Among the locals who got an opportunity to see [Brokeback Mountain at the screening in Jackson was Jade Beus, an openly gay former cowboy raised on a sheep ranch in Soda Springs, Idaho. "I had more or less that same experience," said Mr. Beus, referring to the characters' struggles. "Trying to find self-acceptance literally took me to a place where I thought I was such a bad person I once put a pistol to the roof of my mouth."

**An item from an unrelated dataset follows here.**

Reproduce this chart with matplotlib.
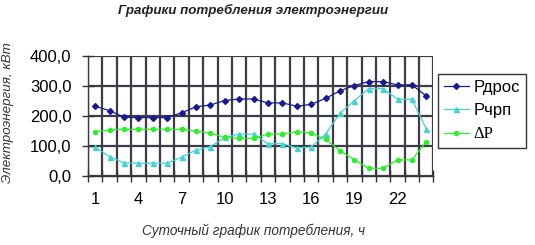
import matplotlib
matplotlib.use("Agg")
import matplotlib.pyplot as plt
from matplotlib.ticker import FixedLocator, FuncFormatter

hours = list(range(1, 25))
p_dros = [231, 216, 194, 193, 193, 193, 209, 229, 235, 250, 255, 255,
          242, 242, 231, 237, 257, 282, 300, 313, 313, 302, 302, 265]
p_chrp = [94, 63, 42, 41, 41, 41, 61, 85, 96, 127, 138, 138,
          106, 106, 92, 95, 138, 207, 249, 290, 290, 254, 254, 155]
delta_p = [146, 152, 154, 154, 154, 154, 154, 148, 141, 127, 124, 124,
           138, 138, 146, 142, 121, 83, 52, 24, 24, 52, 52, 113]
x_tick_labels = [1, 4, 7, 10, 13, 16, 19, 22]
y_ticks = [0, 100, 200, 300, 400]
series_labels = ["Рдрос", "Рчрп", "ΔP"]

plt.rcParams['font.family'] = ['Liberation Sans', 'DejaVu Sans']

W, H = 535, 245
fig = plt.figure(figsize=(W / 100, H / 100), dpi=100)
ax = fig.add_axes([88 / W, 1 - 175.5 / H, (433.5 - 88) / W, 120 / H])

boundaries = [h - 0.5 for h in hours] + [hours[-1] + 0.5]

l1, = ax.plot(hours, p_dros, color='#1a1a90', lw=0.9, marker='D', ms=3,
              label=series_labels[0], zorder=3)
l2, = ax.plot(hours, p_chrp, color='#45D2D2', lw=0.9, marker='^', ms=3.6,
              label=series_labels[1], zorder=3)
l3, = ax.plot(hours, delta_p, color='#2EEE2E', lw=0.9, marker='o', ms=3.0,
              label=series_labels[2], zorder=3)

ax.set_xlim(boundaries[0], boundaries[-1])
ax.set_ylim(y_ticks[0], y_ticks[-1])
ax.set_yticks(y_ticks)
ax.yaxis.set_major_formatter(FuncFormatter(lambda v, p: f"{v:.1f}".replace('.', ',')))
ax.set_xticks(x_tick_labels)
ax.set_xticklabels([str(v) for v in x_tick_labels])
ax.xaxis.set_minor_locator(FixedLocator(boundaries))

ax.tick_params(axis='x', which='major', length=0, pad=12, labelsize=12)
ax.tick_params(axis='x', which='minor', direction='inout', length=8, width=1.0, color='#333333')
ax.tick_params(axis='y', which='major', direction='inout', length=8, width=1.0,
               color='#333333', pad=8, labelsize=12)

ax.grid(True, which='minor', axis='x', color='#3c3c46', linewidth=1.6, alpha=1.0)
ax.grid(True, which='major', axis='y', color='#3c3c46', linewidth=1.6, alpha=1.0)
ax.set_axisbelow(False)
for gl in ax.xaxis.get_gridlines(minor=True) if False else []:
    pass

for s in ['top', 'right']:
    ax.spines[s].set_visible(False)
for s in ['left', 'bottom']:
    ax.spines[s].set_color('#333333')
    ax.spines[s].set_linewidth(1.0)

leg = fig.legend(handles=[l1, l2, l3], loc='upper left',
                 bbox_to_anchor=(437.7 / W, 1 - 74 / H), borderaxespad=0,
                 fancybox=False, edgecolor='#333333', fontsize=12,
                 handlelength=1.5, handletextpad=0.3, labelspacing=0.5,
                 borderpad=0.35, framealpha=1)
leg.get_frame().set_linewidth(1.0)
leg.get_texts()[2].set_family(['Liberation Serif', 'DejaVu Serif'])

fig.text(253 / W, 1 - 10 / H, "Графики потребления электроэнергии",
         ha='center', va='center', fontsize=9.6, fontweight='bold',
         fontstyle='italic', color='#222222')
fig.text(8 / W, 1 - 113 / H, "Электроэнергия, кВт", rotation=90,
         ha='center', va='center', fontsize=9.6, fontstyle='italic', color='#333333')
fig.text(254 / W, 1 - 231 / H, "Суточный график потребления, ч",
         ha='center', va='center', fontsize=9.8, fontstyle='italic', color='#333333')

fig.savefig("out.png", dpi=100)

Mr. Beus, who now owns a heating and plumbing contracting company, is not certain what it was that prevented him from taking his own life. "But something clicked over," he said. "I believe greatly in a higher power and I realized He dealt me this particular hand," Mr. Beus said. "I'm a man's man. I'm not feminine at all. Other people might slander me for who I am, but I made a decision a long time ago that I'm not going through life hating myself because I love men."